I returned his smile, the tiny expression practically lighting me up from the inside out. I wanted to keep that smile, box it up as proof that happiness was still possible for him. “Nah, if anything, I’ve only gotten better with age.”

His intense eyes practically bored a hole in me. “I don’t doubt it.”

I shivered, and it was clear that he saw. “Cold?”

I shook my head. His eyes heated, and his chest rose and fell slowly as he took a deep breath. “What, then?”

“Just….” I sighed. “Memories.”

He raised a questioning brow. I kept staring at him until he finally understood, and then something in his posture shifted. He was less of the sick, vulnerable man and more of the old, confident King I once knew. It was only a glimpse, yet it affected me right down to the tips of my toes. A shudder ran through me, and King shifted closer, gaze alight, his words barely a whisper. “Tell me.”

“Do you remember the photo shoot?”

King smiled again, and my heart thudded. More, it urged, I need more of those to place in the sacred box of smiles. “The one where I figured out you were a dirty little liar? Why, yes, I believe I do.”

He was teasing me now, and my stomach did a somersault of glee. I needed to keep this going, keep him from thinking about the pain he was in.

“Well, I was just thinking of you in those jeans and how you didn’t even care that you were half-naked in a room full of people. You were so at ease with yourself.”

He shrugged and glanced down at the table, then back at me. “Nudity never bothered me.”
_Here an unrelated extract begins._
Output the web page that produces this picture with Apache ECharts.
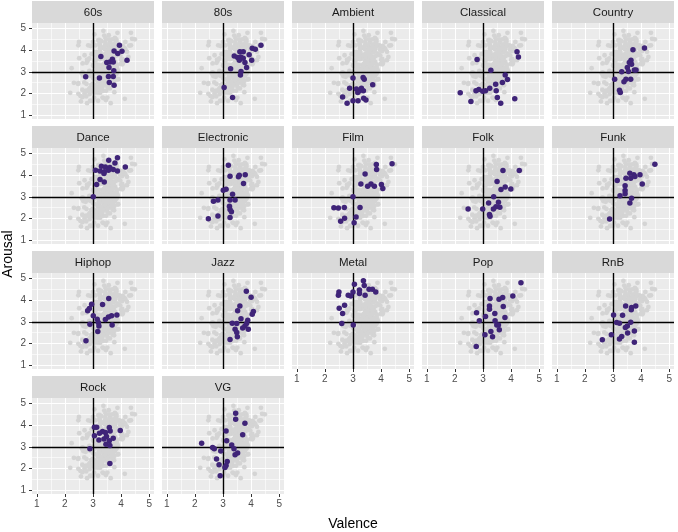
<!DOCTYPE html>
<html>
<head>
<meta charset="utf-8">
<script src="https://cdn.jsdelivr.net/npm/echarts@6/dist/echarts.min.js"></script>
<style>
html,body{margin:0;padding:0;background:#fff;}
#chart{width:678px;height:532px;}
</style>
</head>
<body>
<div id="chart"></div>
<script>
// ---------------- data (valence, arousal) ----------------
const genres = ["60s","80s","Ambient","Classical","Country","Dance","Electronic","Film","Folk","Funk","Hiphop","Jazz","Metal","Pop","RnB","Rock","VG"];

const d60s = [[3.94,4.23],[3.28,3.71],[3.75,3.97],[3.88,3.85],[4.03,3.96],[4.21,3.54],[3.49,3.43],[3.60,3.46],[3.69,3.59],[3.72,3.46],[3.57,3.20],[3.74,3.05],[2.74,2.77],[3.23,2.71],[3.55,2.78],[3.72,2.78],[3.58,2.51],[3.75,2.38]];
const d80s = [[4.35,4.23],[4.04,4.10],[4.15,4.05],[3.60,3.93],[3.72,3.93],[3.40,3.74],[3.52,3.66],[3.63,3.69],[3.72,3.63],[3.93,3.79],[3.78,3.43],[4.02,3.54],[3.84,3.20],[3.27,3.14],[3.64,3.02],[3.62,2.86],[3.04,2.27],[3.34,1.81],[3.58,3.54]];
const dAmbient = [[3.00,2.71],[3.36,2.74],[3.40,2.66],[3.70,2.40],[2.88,2.24],[3.12,2.20],[3.22,2.12],[3.37,2.12],[3.17,2.04],[2.63,1.83],[2.79,1.55],[3.00,1.66],[3.18,1.66],[3.38,1.78],[3.46,1.69],[3.30,2.24]];
const dClassical = [[4.21,3.93],[4.26,3.69],[2.79,3.57],[3.28,3.08],[3.79,2.86],[3.87,2.65],[3.69,2.51],[3.45,2.43],[3.24,2.24],[2.85,2.18],[2.75,2.12],[2.99,2.10],[3.09,2.12],[3.47,2.12],[2.19,2.03],[3.51,1.81],[4.13,1.75],[2.57,1.63],[3.63,1.55]];
const dCountry = [[4.12,4.11],[3.71,4.02],[3.64,3.54],[3.58,3.43],[3.66,3.35],[3.51,3.20],[3.76,3.09],[3.82,3.09],[3.31,3.00],[3.55,3.02],[3.06,2.66],[3.46,2.66],[3.63,2.66],[3.39,2.54],[3.23,2.15],[3.26,2.04]];
const dDance = [[3.87,4.81],[3.56,4.70],[3.78,4.57],[3.30,4.42],[3.44,4.39],[4.15,4.39],[3.60,4.36],[3.09,4.23],[3.25,4.20],[3.40,4.16],[3.55,4.23],[3.72,4.27],[3.87,4.20],[3.39,4.08],[3.25,3.80],[3.40,3.69],[3.13,3.57],[3.01,3.00]];
const dElectronic = [[3.19,4.47],[3.25,3.96],[3.55,3.93],[3.79,4.03],[3.58,4.00],[3.73,3.62],[3.11,3.35],[3.01,3.31],[3.34,3.12],[2.66,2.80],[2.82,2.85],[3.25,2.85],[3.43,2.85],[3.23,2.57],[3.25,2.41],[3.30,2.31],[2.82,2.11],[2.48,1.98],[3.25,2.04]];
const dFilm = [[4.39,4.53],[3.83,4.50],[3.84,4.27],[3.43,4.06],[3.28,3.60],[3.52,3.49],[3.64,3.60],[3.76,3.49],[4.01,3.57],[4.06,3.39],[3.00,3.00],[2.32,2.49],[2.48,2.48],[2.69,2.51],[3.25,2.51],[2.70,2.01],[2.56,1.87],[3.11,2.07],[3.04,1.80]];
const dFolk = [[3.71,4.22],[4.29,4.22],[3.50,3.71],[3.64,3.34],[3.79,3.46],[3.99,3.37],[3.38,3.00],[3.20,2.72],[3.55,2.75],[3.46,2.54],[3.60,2.52],[3.37,2.44],[2.99,2.44],[2.47,2.44],[3.23,2.18],[3.25,2.10]];
const dFunk = [[4.49,4.51],[3.60,4.10],[3.74,4.02],[3.96,4.02],[3.46,3.86],[3.63,3.86],[3.78,3.94],[3.15,3.76],[4.04,3.60],[3.43,3.52],[3.43,3.29],[3.43,3.14],[3.25,3.05],[3.66,2.94],[3.60,2.71],[2.88,1.97]];
const dHiphop = [[3.56,4.08],[2.95,3.82],[3.34,3.80],[2.87,3.62],[2.81,3.51],[3.01,3.28],[3.85,3.32],[3.66,3.28],[3.55,3.23],[3.44,3.11],[3.15,3.12],[3.19,2.97],[2.89,2.89],[3.21,2.81],[3.68,2.86],[3.17,2.55],[2.75,2.12]];
const dJazz = [[3.83,4.42],[4.00,4.14],[3.60,3.74],[3.52,3.51],[4.08,3.48],[4.04,3.35],[3.64,3.15],[3.88,3.08],[3.33,2.94],[3.49,2.92],[3.84,2.92],[3.78,2.81],[3.43,2.66],[3.70,2.71],[3.90,2.66],[3.49,2.51],[3.51,2.31],[3.25,2.18]];
const dMetal = [[3.37,4.90],[3.05,4.74],[3.40,4.68],[3.57,4.51],[3.69,4.51],[3.81,4.39],[3.23,4.48],[3.23,4.31],[3.00,4.39],[3.43,4.23],[2.50,4.39],[2.48,4.23],[2.83,4.23],[2.92,4.20],[2.70,3.77],[2.51,3.63],[2.63,3.39],[2.60,2.92],[3.01,2.85]];
const dPop = [[4.35,4.81],[4.06,4.20],[3.25,4.08],[3.57,4.05],[3.70,4.13],[3.23,3.74],[3.23,3.59],[3.72,3.71],[2.77,3.42],[3.09,3.25],[3.42,3.39],[3.78,3.20],[2.87,3.05],[3.43,3.05],[3.49,2.86],[3.55,2.86],[3.58,2.63],[3.28,2.55],[3.07,2.40],[3.34,2.31],[2.76,1.86]];
const dRnB = [[3.45,3.73],[3.81,3.73],[3.66,3.66],[3.65,3.56],[3.34,3.31],[3.02,3.32],[3.13,2.97],[3.23,2.94],[3.63,2.98],[3.51,2.81],[3.44,2.74],[3.76,2.58],[3.52,2.48],[2.94,2.40],[3.31,2.32],[3.23,2.20],[2.62,2.17],[3.76,2.06]];
const dRock = [[3.05,3.91],[3.13,3.91],[3.58,3.90],[3.97,3.76],[3.34,3.71],[3.44,3.66],[3.23,3.63],[3.61,3.74],[3.05,3.52],[3.48,3.48],[3.72,3.40],[3.21,3.32],[3.39,3.37],[3.58,3.28],[3.46,3.12],[3.60,3.06],[2.89,2.91],[3.60,2.23]];
const dVG = [[3.45,4.56],[3.45,4.28],[3.78,4.10],[3.11,3.74],[3.70,3.56],[3.13,3.28],[2.24,3.17],[3.31,3.09],[2.63,2.97],[2.69,2.91],[3.39,2.91],[2.92,2.81],[3.52,2.71],[3.43,2.63],[3.15,2.32],[2.77,2.44],[2.86,2.17],[3.11,2.14],[3.07,2.04],[2.90,1.66]];

const genreData = [d60s,d80s,dAmbient,dClassical,dCountry,dDance,dElectronic,dFilm,dFolk,dFunk,dHiphop,dJazz,dMetal,dPop,dRnB,dRock,dVG];

const tickValues = [1,2,3,4,5];
const minorBreaks = [1.5,2.5,3.5,4.5];
const refValence = 3;
const refArousal = 3;

// ---------------- layout ----------------
const NCOL = 5;
const PANEL_W = 122, PANEL_H = 96, STRIP_H = 22;
const COL_PITCH = 130, ROW_PITCH = 125;
const LEFT0 = 32, TOP0 = 1;
const X_MIN = 0.83, X_MAX = 5.17, Y_MIN = 0.815, Y_MAX = 5.265;
const PURPLE = '#3f2478';
const GREY = '#d4d4d4';
const FONT = '"Liberation Sans", Arial, Helvetica, sans-serif';

const allPoints = [].concat(...genreData);

const grids = [], xAxes = [], yAxes = [], series = [], graphics = [];

genres.forEach((g, i) => {
  const r = Math.floor(i / NCOL), c = i % NCOL;
  const left = LEFT0 + c * COL_PITCH;
  const stripTop = TOP0 + r * ROW_PITCH;
  const top = stripTop + STRIP_H;
  grids.push({left: left, top: top, width: PANEL_W, height: PANEL_H, show: true, backgroundColor: '#ebebeb', borderWidth: 0, containLabel: false, z: 0});
  const showX = i + NCOL >= genres.length;
  const showY = c === 0;
  xAxes.push({
    gridIndex: i, type: 'value', min: X_MIN, max: X_MAX,
    axisLine: {show: false}, splitLine: {show: false},
    axisTick: {show: showX, customValues: tickValues, length: 3, lineStyle: {color: '#333333', width: 1}},
    axisLabel: {show: showX, customValues: tickValues, color: '#4d4d4d', fontSize: 10, margin: 5, fontFamily: FONT}
  });
  yAxes.push({
    gridIndex: i, type: 'value', min: Y_MIN, max: Y_MAX,
    axisLine: {show: false}, splitLine: {show: false},
    axisTick: {show: showY, customValues: tickValues, length: 3, lineStyle: {color: '#333333', width: 1}},
    axisLabel: {show: showY, customValues: tickValues, color: '#4d4d4d', fontSize: 10, margin: 6, fontFamily: FONT}
  });
  // grid lines
  const gl = [];
  minorBreaks.forEach(v => { gl.push({xAxis: v, lineStyle: {color: '#ffffff', width: 0.6, type: 'solid'}}); gl.push({yAxis: v, lineStyle: {color: '#ffffff', width: 0.6, type: 'solid'}}); });
  tickValues.forEach(v => { gl.push({xAxis: v, lineStyle: {color: '#ffffff', width: 1.1, type: 'solid'}}); gl.push({yAxis: v, lineStyle: {color: '#ffffff', width: 1.1, type: 'solid'}}); });
  series.push({
    type: 'scatter', xAxisIndex: i, yAxisIndex: i, data: [], z: 1, silent: true,
    markLine: {z: 1, silent: true, symbol: ['none','none'], label: {show: false}, animation: false, data: gl}
  });
  series.push({
    type: 'scatter', xAxisIndex: i, yAxisIndex: i, data: allPoints, z: 2, silent: true,
    symbolSize: 4.8, itemStyle: {color: GREY, opacity: 1}
  });
  series.push({
    type: 'scatter', xAxisIndex: i, yAxisIndex: i, data: [], z: 3, silent: true,
    markLine: {z: 3, silent: true, symbol: ['none','none'], label: {show: false}, animation: false,
      lineStyle: {color: '#000000', width: 1.4, type: 'solid'},
      data: [{xAxis: refValence}, {yAxis: refArousal}]}
  });
  series.push({
    type: 'scatter', xAxisIndex: i, yAxisIndex: i, data: genreData[i], z: 4, silent: true,
    symbolSize: 5.5, itemStyle: {color: PURPLE, opacity: 1}
  });
  graphics.push({type: 'rect', left: left, top: stripTop, shape: {width: PANEL_W, height: STRIP_H}, style: {fill: '#d9d9d9'}, silent: true});
  graphics.push({type: 'text', x: left + PANEL_W / 2, y: stripTop + STRIP_H / 2 + 0.5, style: {text: g, fill: '#1a1a1a', font: '11.5px ' + FONT, textAlign: 'center', textVerticalAlign: 'middle'}, silent: true});
});

graphics.push({type: 'text', x: 353, y: 524, style: {text: 'Valence', fill: '#000000', font: '14px ' + FONT, textAlign: 'center', textVerticalAlign: 'middle'}, silent: true});
graphics.push({type: 'text', x: 8, y: 254, rotation: Math.PI / 2, style: {text: 'Arousal', fill: '#000000', font: '14px ' + FONT, textAlign: 'center', textVerticalAlign: 'middle'}, silent: true});

const chart = echarts.init(document.getElementById('chart'), null, {renderer: 'canvas'});
chart.setOption({
  animation: false,
  backgroundColor: '#ffffff',
  grid: grids, xAxis: xAxes, yAxis: yAxes, series: series, graphic: graphics
});
</script>
</body>
</html>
“I could tell. It was so fucking sexy. I was like, kill me now because there’s no way I’m gonna be able to keep pretending I’m a lesbo with this perfect male specimen.” I loved the sound of his soft answering chuckle and watched his reaction to my words carefully. I was delighted that they’d had the desired effect. They made him feel complimented, proud, to have once been worthy of female admiration. It meant he could feel that way again. I wanted him to see that there were things worth living for, and sometimes the small things were the best ones. Like when a woman notices you walking down the street, or when someone flirts with you and signals their attraction.

“I had started to become suspicious,” King admitted. “The way you looked at me sometimes….”
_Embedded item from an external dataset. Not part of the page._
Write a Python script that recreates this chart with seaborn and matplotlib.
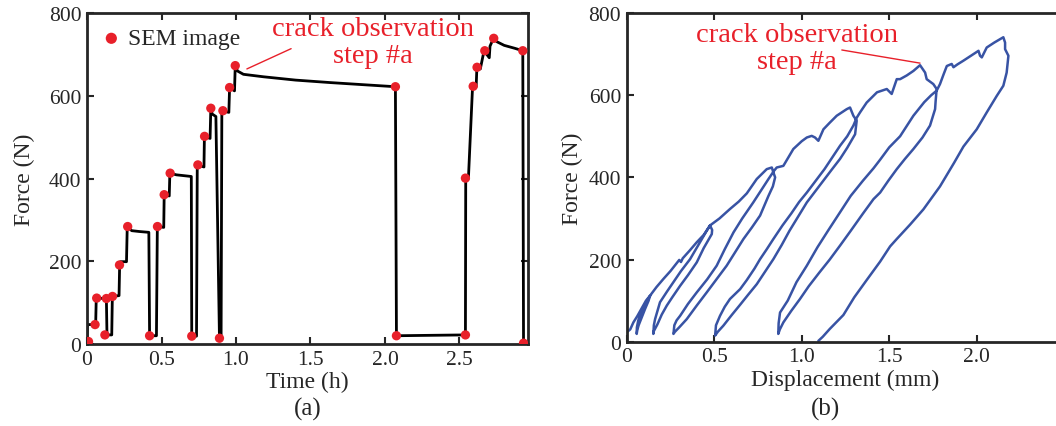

“What?” I prompted, eager to know what he’d been about to say.

He levelled me with his eyes. “Sometimes you’d look at me like you wanted me.”

I grew hot suddenly, and laughed to try to defuse the moment. “Well, your suspicions were spot on.”

He turned to face me fully then, his head tilting to the side in curiosity as his gaze drifted down my body acutely. “How long has it been for you?”

His question both surprised and took me off guard. Oh, how he could read me so well, even after all these years. It made my pores tingle to think he’d been paying attention. Yes, I knew exactly what he was asking, but the honest answer embarrassed me. In truth, it had been years since I’d last had sex.

King had been gone for months, disappeared without a trace. I’d just found out I was pregnant and was feeling terribly sorry for myself. Lee was still sniffing around Karla as they played their old I hate you, but I want to fuck you head games with each other. We were at a pub one night when the brothers had shown up. I wasn’t drinking, of course, but I wasn’t in my right mind, either. And when Stu came over and started laying on the moves, I succumbed to them. Admittedly, not my finest hour, but I was lonely and depressed and just wanted to feel the comfort of another human being. That was six years ago, and also the very last time I’d had sex.

I decided immediately that I wasn’t going to tell King about that night with Stu, because it would be counterproductive and pointless. However, I also wasn’t going to mislead him into believing I’d been with no one since him, either.

“Too many years,” I answered finally.

His eyes lingered on my mouth before moving up to meet my gaze. “You’re not with anyone now?”